Just down the road from Monmouth is the small village of Dingestow, reputedly named after the obscure Celtic Saint, Dingat, who was the son of another celtic saint, King Brychan.

Some people breed dogs, King Brychan bred saints – twenty four sons and twenty four daughters, all of them saints. Presumably St. Augustine was sent over from Rome (in 595) to regularize the system before the celestial court began speaking Welsh.

And we are not talking about Mother Teresa here. King Brychan, overcome by lust took his first wife by force. He may have been gentler with the two that followed. When not procreating or contemplating God, Brychan pursued his enemies with a vengeance, as the King of Dyfed found out to his cost. In retaliation for a raid on his kingdom, Brychan led his men in a ferocious counter-attack, after which the dismembered limbs of the slaughtered were collected as trophies.

One can only imagine what happened when his daughter Gwladys was abducted by king Gwynllyw of Gwynllwg. He may have appreciated the alliteration, may perhaps have remembered how he acquired his own first wife. He may even have wondered how a saint should respond before launching his armies on what is now Newport.

St. Gwynllyw or, to give him his proper title, St. Gwynllyw Farfog (the bearded or possibly warrior) was in trouble. His capital, probably a small hill fort on top of Stow Hill, was about to face the full wrath of St Brychan. Fortunately King Arthur, not a saint, but High King of Britain, intervened and the two kings were reconciled, though it is reputed that Arthur himself was so struck by Gwladys, he considered taking her himself.

St. Gwynllyw was a bit of a lad. Some people on the birth of a son crack open the champagne. Gwynllyw went on a wild celebratory raid across Gwent and brought back… a cow from St. Tathyw of Caerwent.

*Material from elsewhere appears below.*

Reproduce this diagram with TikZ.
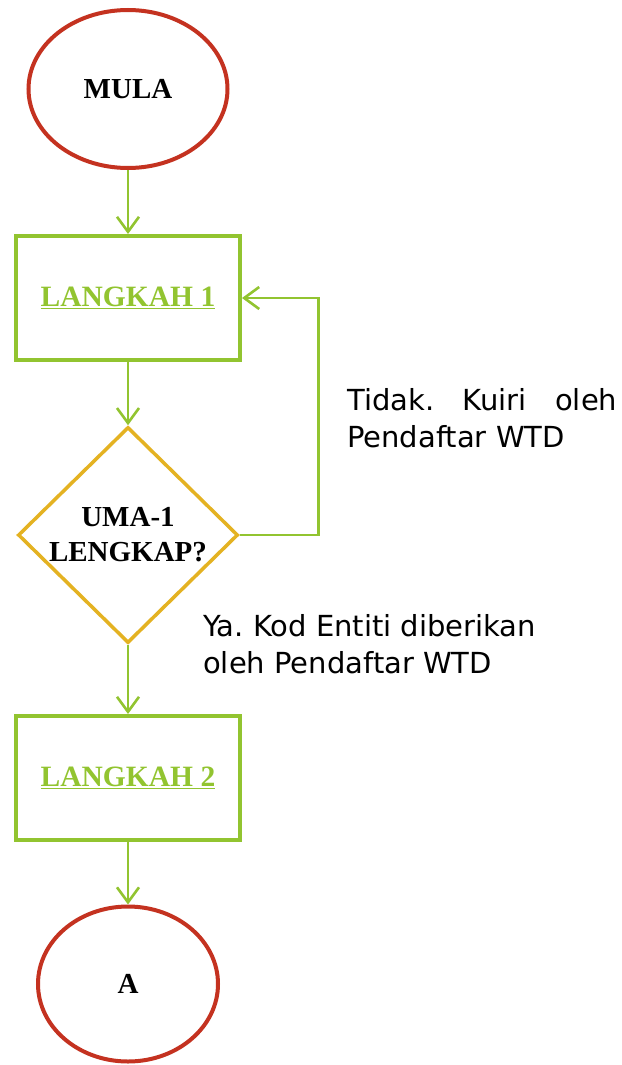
\documentclass[tikz,border=0pt]{standalone}
\usepackage{fontspec}
\setmainfont{Liberation Serif}
\newfontfamily\notefont{DejaVu Sans}
\usetikzlibrary{shapes.geometric,arrows.meta}
\frenchspacing

\definecolor{startred}{RGB}{196,50,32}
\definecolor{stepgreen}{RGB}{146,196,48}
\definecolor{askgold}{RGB}{228,178,34}

\begin{document}
\begin{tikzpicture}[x=1pt,y=-1pt,
    terminal/.style={ellipse,draw=startred,line width=4pt,inner sep=0pt,
      font=\fontsize{29}{34}\selectfont\bfseries},
    stepbox/.style={rectangle,draw=stepgreen,line width=4pt,text=stepgreen,
      minimum width=224pt,minimum height=124pt,
      font=\fontsize{29.5}{34}\selectfont\bfseries},
    ask/.style={diamond,draw=askgold,line width=3.5pt,inner sep=0pt,align=center,
      minimum width=220pt,minimum height=216pt,
      font=\fontsize{29}{35}\selectfont\bfseries},
    flow/.style={draw=stepgreen,line width=2.6pt,
      -{Straight Barb[length=15pt,width=22pt]}},
    note/.style={inner sep=0pt,font=\notefont\fontsize{29}{37}\selectfont}]
  \fill[white] (0,0) rectangle (621,1065);  % page

  \node[terminal,minimum width=199pt,minimum height=158pt] (mula) at (128,89) {MULA};
  \node[stepbox] (step1) at (128,298) {\underline{LANGKAH 1}};
  \node[ask] (lengkap) at (128,535) {UMA-1\\LENGKAP?};
  \node[stepbox] (step2) at (128,778) {\underline{LANGKAH 2}};
  \node[terminal,minimum width=180pt,minimum height=155pt] (enda) at (128,984) {A};

  \draw[flow] (mula) -- (step1);
  \draw[flow] (step1) -- (lengkap);
  \draw[flow] (lengkap) -- (step2);
  \draw[flow] (step2) -- (enda);
  \draw[flow] (lengkap.east) -- ++(79,0) |- (step1.east);  % back to step 1

  \node[note,text width=270pt,align=justify,anchor=north west] (tidak) at (347,388)
    {Tidak. Kuiri oleh Pendaftar WTD};
  \node[note,align=left,anchor=north west] (ya) at (203,614)
    {Ya. Kod Entiti diberikan\\oleh Pendaftar WTD};
\end{tikzpicture}
\end{document}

He got more than he bargained for. St Tathyw came a calling, demanding his cow back. ‘Not unless you baptize my son a Christian,’ retorted Gwynllyw, a strange bargaining position though his wife was probably moving his lips. By this time the king was going soft, which is to be expected when you marry the daughter of a saint. It was probably a forgone conclusion that he would be converted to Christianity by his own son – St. Cadoc. And just to settle the matter, when St. Gwladys died he married her sister, St Ceingar, and would you know it, they had a son – St Cynidr of Glasbury.

The king died on the 29th of March 523 AD and was buried in the church which still bears his name, the anglicized St. Woolos on the top of Stow Hill.

Since then, saint-hood in the Newport vicinity seems to have dried up.